Hyatt Regency Delhi has recently launched its own in-house water bottling plant, making it one of the first few hotels in India to take this stride. The fully automated water bottling plant at Hyatt Regency Delhi which endeavours to eradicate approximately 1.08 million plastic bottles a year, by making the switch to reusable glass bottles. This process saves 28 tons of plastic waste every year.

The chefs at Hyatt Regency Delhi have adopted several ways to ensure sustainability in the kitchen. Purchasing for food supplies is an important aspect of the hotel’s processes. A lot of thought and attention to detail is involved as some ingredients are sourced locally and the other are sourced from various other countries. The rule followed at Hyatt Regency Delhi is to buy only as much as is anticipated that will be needed at that point of time to reduce wastage to whatever extent possible. We believe the key to having a sustainable food supplies is to minimise waste.

Additionally, we have a contract with a government approved vendor to collect dry waste for its correct disposal, and for wet waste we have installed Biogas plant of capacity of 500 kg/day. The kitchen equipment does add to the hotel’s sustainability. Being truly sustainable is not just a matter of reducing food wastage, it is also about reducing overall wastage and trying to support local communities that our hotel is part of.

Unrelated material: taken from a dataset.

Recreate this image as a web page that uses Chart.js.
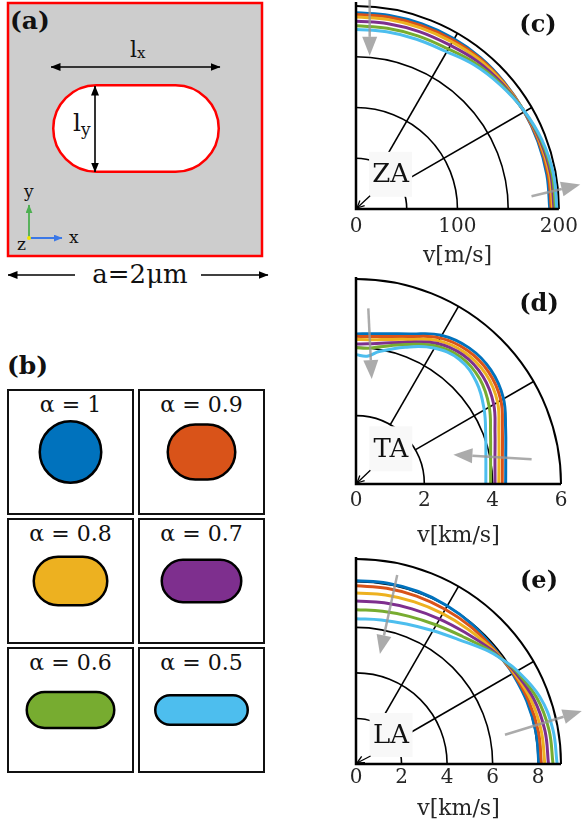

What are your future plans?

Hyatt Regency Delhi has been a pioneer in F&B in the city. This year the hotel is celebrating the 25th anniversary of our Italian specialty restaurant – La Piazza. Next year we will be celebrating the silver jubilee of TK’s Oriental Bar & Grill. We will be building on this legacy with the launch of our new outlet, which is going to be a modern Middle Eastern restaurant. Hopefully, it would be another gem under our culinary belt.